**Required task**
Start at the line where "Recreate this image" appears and end at the line where "plt.rcParams['font.family'] = ['Lato', 'DejaVu" appears; repeat those lines exactly, both ends included, leaving pictures behind.

**Provided material**
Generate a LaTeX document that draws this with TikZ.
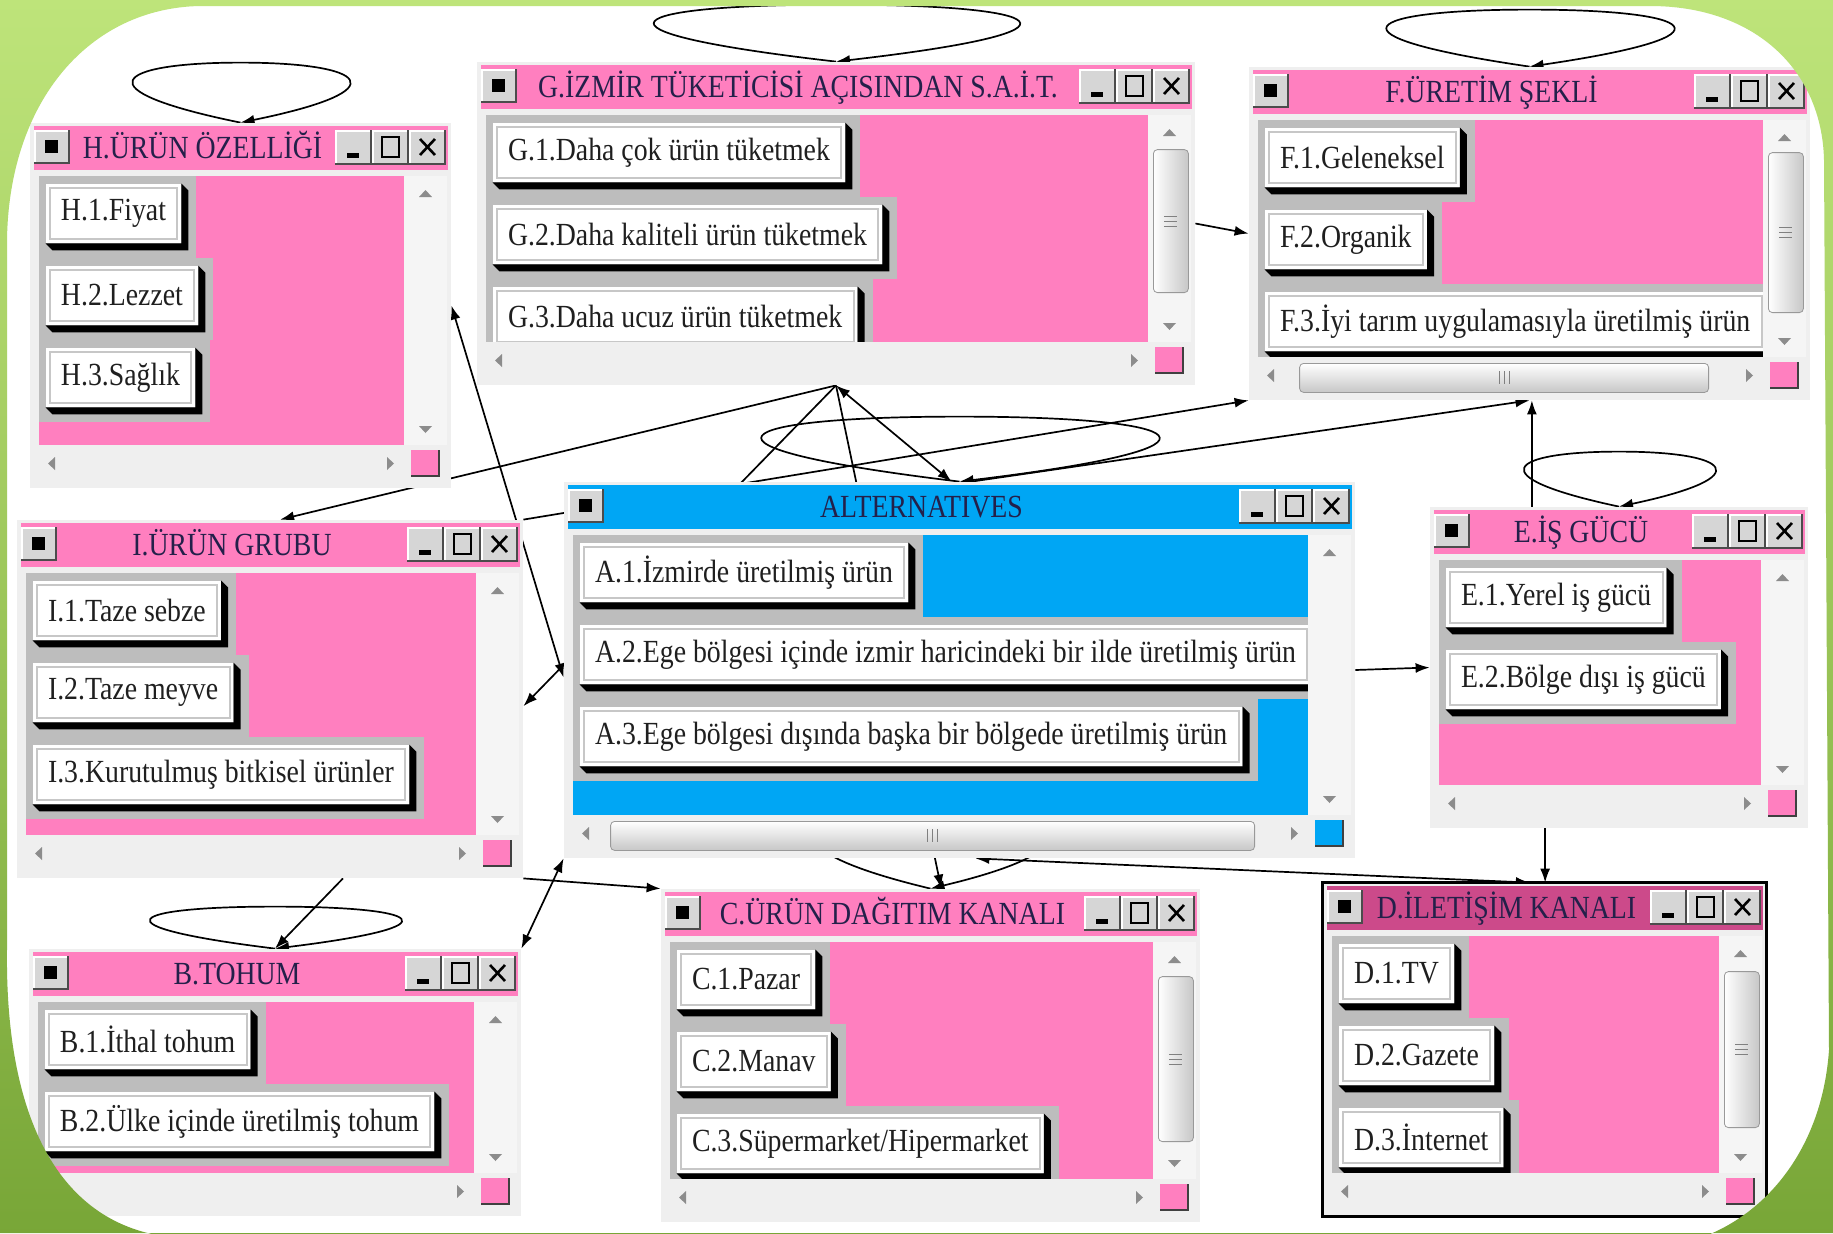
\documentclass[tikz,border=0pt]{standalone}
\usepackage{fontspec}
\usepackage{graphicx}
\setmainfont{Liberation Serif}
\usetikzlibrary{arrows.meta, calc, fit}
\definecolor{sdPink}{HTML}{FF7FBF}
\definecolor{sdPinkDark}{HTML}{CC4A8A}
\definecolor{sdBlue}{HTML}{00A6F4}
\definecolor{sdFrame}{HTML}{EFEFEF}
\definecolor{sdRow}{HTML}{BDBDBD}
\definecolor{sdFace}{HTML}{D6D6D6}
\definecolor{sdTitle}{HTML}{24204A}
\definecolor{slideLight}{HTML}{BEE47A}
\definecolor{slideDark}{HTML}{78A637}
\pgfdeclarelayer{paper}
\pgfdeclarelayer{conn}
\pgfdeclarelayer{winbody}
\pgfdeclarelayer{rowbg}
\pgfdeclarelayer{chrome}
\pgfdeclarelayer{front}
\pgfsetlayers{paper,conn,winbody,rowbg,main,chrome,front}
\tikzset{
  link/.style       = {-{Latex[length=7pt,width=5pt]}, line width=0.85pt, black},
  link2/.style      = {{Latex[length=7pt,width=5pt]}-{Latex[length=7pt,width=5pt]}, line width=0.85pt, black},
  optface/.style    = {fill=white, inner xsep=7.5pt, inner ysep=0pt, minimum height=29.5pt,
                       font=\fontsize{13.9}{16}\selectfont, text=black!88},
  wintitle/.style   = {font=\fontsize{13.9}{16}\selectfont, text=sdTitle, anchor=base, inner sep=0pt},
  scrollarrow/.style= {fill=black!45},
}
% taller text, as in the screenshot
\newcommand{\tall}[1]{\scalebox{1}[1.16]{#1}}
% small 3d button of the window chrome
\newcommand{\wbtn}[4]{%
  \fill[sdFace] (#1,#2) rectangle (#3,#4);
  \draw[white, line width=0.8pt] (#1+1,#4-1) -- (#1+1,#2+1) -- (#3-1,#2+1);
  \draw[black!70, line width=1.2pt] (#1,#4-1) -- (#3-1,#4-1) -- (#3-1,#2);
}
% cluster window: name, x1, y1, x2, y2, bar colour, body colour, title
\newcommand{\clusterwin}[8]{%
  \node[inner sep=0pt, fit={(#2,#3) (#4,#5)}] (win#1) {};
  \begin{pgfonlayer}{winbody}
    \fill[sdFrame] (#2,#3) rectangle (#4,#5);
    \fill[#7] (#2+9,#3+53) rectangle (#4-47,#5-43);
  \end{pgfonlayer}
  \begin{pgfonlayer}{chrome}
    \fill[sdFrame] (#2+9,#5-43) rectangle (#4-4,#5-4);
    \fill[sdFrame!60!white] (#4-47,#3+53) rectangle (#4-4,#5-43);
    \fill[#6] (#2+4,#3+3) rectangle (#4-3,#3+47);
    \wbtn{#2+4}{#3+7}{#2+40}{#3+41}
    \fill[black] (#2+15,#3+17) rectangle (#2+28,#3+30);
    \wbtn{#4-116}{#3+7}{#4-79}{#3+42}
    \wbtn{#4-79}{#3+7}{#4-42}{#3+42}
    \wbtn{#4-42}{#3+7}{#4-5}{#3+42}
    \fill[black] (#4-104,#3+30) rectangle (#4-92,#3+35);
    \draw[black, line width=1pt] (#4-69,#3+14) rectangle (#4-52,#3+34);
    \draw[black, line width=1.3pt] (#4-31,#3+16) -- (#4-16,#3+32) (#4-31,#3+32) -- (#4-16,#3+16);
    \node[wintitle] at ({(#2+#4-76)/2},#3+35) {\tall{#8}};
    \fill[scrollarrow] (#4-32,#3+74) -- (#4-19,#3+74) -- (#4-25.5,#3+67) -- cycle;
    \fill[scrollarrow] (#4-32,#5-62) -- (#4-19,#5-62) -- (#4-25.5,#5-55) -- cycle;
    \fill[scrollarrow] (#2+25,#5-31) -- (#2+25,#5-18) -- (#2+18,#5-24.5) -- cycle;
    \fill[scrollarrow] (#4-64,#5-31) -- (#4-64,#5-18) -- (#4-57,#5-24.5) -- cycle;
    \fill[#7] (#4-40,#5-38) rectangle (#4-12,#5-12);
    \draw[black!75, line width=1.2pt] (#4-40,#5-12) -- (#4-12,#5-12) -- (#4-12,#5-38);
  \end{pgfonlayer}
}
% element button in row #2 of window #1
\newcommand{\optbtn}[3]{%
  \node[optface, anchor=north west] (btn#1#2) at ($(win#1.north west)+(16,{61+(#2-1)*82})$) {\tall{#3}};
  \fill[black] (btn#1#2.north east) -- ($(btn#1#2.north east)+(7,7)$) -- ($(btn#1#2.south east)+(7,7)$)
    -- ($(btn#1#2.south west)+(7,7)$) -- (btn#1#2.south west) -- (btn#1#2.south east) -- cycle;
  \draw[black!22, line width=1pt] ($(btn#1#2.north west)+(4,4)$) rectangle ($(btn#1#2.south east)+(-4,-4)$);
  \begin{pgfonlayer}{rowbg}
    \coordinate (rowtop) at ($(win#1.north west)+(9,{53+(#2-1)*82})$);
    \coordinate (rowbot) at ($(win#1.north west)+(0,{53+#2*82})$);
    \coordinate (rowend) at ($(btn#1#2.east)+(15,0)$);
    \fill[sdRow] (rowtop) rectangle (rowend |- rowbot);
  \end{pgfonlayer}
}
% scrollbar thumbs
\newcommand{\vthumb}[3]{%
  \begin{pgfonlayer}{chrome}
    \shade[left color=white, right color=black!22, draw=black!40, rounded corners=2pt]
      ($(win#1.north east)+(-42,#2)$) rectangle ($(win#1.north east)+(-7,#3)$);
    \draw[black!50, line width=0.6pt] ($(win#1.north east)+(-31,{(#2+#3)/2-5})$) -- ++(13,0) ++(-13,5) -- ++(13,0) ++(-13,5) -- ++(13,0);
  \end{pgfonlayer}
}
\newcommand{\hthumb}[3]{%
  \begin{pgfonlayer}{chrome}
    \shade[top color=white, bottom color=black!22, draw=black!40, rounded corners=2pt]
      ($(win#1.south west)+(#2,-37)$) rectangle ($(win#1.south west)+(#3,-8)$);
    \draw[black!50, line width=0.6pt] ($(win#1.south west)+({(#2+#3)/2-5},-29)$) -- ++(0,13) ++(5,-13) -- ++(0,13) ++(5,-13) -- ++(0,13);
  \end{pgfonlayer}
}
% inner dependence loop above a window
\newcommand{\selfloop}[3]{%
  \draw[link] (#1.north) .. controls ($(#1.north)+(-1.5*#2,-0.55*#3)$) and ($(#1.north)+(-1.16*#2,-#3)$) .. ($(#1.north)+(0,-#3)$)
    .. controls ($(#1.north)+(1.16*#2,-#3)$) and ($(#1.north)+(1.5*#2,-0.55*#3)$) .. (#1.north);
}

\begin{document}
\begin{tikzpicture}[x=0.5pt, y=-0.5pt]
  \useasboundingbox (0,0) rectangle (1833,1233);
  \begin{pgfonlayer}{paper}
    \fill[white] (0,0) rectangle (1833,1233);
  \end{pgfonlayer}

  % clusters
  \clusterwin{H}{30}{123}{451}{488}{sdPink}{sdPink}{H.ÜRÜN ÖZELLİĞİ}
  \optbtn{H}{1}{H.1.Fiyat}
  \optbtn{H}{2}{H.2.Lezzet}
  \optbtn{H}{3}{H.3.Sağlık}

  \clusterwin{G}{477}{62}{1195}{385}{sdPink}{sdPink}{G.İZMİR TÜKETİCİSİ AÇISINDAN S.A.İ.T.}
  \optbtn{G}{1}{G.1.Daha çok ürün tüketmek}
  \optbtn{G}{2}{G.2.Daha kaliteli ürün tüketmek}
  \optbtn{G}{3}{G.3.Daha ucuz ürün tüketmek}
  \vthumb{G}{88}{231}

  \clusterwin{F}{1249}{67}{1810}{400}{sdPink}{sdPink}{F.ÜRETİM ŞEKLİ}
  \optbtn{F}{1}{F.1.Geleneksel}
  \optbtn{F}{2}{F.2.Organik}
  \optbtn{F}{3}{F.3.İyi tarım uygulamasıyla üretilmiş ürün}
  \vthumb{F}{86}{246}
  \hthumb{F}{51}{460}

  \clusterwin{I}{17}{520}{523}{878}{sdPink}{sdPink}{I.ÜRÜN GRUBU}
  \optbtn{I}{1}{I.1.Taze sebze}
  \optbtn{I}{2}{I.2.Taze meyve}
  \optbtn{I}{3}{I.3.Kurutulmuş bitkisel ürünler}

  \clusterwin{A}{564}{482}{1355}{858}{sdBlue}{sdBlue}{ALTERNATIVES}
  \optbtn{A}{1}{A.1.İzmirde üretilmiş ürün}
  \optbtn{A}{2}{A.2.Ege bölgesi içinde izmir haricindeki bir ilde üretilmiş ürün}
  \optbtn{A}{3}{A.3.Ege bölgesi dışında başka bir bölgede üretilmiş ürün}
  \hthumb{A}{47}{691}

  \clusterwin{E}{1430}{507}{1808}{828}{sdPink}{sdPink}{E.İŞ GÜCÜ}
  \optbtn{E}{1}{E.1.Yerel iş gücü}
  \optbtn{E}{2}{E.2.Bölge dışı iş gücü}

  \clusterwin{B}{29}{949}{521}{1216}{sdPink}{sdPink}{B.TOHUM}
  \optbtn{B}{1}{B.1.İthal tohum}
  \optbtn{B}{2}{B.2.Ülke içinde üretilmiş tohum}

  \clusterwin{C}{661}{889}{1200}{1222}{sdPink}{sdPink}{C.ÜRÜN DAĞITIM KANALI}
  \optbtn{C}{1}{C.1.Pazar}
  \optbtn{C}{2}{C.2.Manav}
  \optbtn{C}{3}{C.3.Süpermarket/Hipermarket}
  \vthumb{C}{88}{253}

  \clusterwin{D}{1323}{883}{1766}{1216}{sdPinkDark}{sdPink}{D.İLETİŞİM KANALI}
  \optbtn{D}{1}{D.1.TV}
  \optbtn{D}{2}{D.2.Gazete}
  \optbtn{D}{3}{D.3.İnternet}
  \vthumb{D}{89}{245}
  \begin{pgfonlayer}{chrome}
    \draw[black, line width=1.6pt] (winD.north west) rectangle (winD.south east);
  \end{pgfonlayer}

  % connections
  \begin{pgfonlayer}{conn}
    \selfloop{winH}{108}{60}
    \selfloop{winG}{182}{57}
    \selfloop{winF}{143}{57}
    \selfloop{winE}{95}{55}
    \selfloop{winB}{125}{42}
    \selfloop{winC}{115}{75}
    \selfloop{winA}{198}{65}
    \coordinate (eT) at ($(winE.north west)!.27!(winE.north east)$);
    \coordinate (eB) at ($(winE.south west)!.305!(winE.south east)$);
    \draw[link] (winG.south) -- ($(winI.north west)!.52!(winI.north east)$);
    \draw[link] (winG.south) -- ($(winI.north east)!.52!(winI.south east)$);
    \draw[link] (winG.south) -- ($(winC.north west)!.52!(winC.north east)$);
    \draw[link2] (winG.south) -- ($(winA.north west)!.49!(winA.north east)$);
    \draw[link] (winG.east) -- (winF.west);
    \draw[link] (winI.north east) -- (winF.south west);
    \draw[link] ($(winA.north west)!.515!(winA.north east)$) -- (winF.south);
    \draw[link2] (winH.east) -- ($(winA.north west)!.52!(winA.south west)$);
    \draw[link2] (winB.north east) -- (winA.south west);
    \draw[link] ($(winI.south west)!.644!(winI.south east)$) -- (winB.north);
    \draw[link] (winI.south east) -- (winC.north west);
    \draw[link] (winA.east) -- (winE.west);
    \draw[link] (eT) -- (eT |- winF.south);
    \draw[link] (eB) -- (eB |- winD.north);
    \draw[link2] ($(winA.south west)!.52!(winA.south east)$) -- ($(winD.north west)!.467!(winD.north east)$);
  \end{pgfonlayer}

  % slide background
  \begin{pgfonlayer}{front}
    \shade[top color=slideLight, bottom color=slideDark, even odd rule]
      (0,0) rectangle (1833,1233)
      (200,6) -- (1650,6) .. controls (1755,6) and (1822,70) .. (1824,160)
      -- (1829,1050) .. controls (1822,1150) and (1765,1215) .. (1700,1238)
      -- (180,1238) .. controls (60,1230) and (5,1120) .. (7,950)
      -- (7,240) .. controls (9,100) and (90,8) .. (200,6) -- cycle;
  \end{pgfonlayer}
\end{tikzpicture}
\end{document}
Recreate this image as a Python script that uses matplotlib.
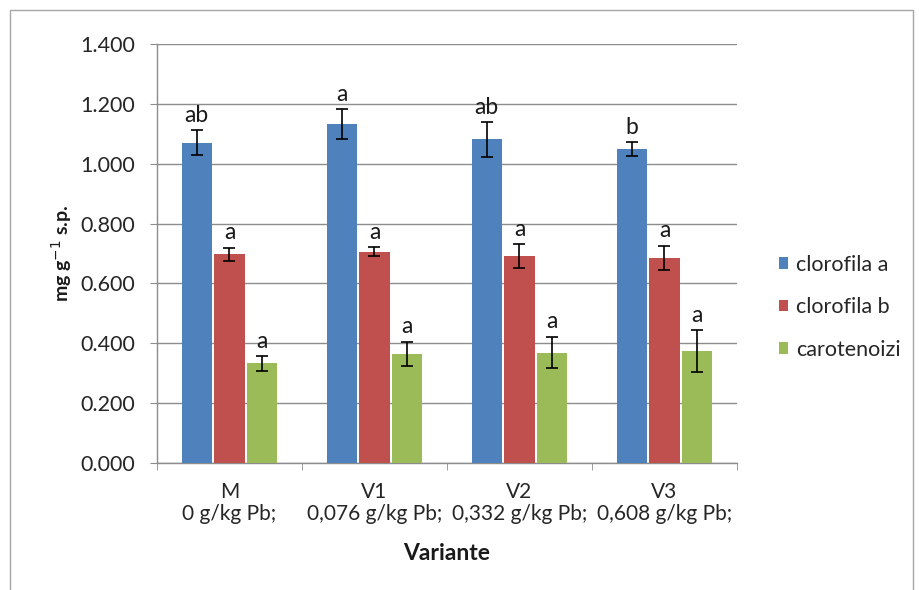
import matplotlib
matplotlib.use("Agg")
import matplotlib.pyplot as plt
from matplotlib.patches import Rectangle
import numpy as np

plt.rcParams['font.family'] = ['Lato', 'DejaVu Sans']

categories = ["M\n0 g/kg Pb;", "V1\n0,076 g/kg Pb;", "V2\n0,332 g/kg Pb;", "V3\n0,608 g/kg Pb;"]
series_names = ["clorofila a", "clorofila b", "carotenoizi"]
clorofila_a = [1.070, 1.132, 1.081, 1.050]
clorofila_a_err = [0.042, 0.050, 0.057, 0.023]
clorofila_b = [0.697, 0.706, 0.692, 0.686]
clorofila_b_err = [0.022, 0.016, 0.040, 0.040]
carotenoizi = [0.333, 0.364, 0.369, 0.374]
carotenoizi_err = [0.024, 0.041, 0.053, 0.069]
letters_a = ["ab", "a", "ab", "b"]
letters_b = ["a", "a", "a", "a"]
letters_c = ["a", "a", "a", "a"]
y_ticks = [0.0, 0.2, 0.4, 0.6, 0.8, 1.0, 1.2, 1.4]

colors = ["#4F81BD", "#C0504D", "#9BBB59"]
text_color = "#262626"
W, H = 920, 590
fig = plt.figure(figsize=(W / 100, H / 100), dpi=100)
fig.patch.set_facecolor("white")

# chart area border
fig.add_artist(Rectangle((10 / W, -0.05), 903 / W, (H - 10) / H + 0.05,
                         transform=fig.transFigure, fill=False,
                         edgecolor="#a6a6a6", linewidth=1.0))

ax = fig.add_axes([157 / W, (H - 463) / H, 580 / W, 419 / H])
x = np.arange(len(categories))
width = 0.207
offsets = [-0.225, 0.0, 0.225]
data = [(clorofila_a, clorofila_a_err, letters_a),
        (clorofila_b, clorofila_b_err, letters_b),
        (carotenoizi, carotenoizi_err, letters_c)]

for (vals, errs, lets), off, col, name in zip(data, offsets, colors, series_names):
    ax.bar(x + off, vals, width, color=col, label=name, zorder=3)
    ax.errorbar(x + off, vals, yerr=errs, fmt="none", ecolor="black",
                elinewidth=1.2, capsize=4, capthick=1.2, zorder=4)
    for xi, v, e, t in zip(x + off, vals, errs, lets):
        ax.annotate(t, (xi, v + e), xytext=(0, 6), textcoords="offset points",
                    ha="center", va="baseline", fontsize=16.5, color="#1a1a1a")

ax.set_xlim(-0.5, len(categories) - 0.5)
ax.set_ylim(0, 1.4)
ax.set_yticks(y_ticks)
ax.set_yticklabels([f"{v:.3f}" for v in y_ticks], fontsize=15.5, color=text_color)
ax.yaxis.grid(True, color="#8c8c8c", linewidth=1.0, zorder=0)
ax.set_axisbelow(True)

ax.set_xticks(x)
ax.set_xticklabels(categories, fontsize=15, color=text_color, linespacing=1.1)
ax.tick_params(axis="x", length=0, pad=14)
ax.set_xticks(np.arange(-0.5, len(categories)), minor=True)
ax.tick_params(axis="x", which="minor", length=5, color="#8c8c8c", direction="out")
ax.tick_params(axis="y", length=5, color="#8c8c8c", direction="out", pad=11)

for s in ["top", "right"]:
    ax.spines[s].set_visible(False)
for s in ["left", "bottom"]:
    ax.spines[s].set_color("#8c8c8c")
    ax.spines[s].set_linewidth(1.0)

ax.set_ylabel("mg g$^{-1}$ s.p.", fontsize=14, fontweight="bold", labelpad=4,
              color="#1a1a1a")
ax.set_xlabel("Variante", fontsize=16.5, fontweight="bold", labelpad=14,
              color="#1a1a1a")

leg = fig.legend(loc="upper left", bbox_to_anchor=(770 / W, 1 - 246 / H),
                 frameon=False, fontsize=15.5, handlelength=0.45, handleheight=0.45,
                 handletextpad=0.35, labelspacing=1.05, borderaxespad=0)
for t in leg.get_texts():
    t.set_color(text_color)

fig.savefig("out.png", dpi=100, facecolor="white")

**Result**
Recreate this image as a Python script that uses matplotlib.
import matplotlib
matplotlib.use("Agg")
import matplotlib.pyplot as plt
from matplotlib.patches import Rectangle
import numpy as np

plt.rcParams['font.family'] = ['Lato', 'DejaVu Sans']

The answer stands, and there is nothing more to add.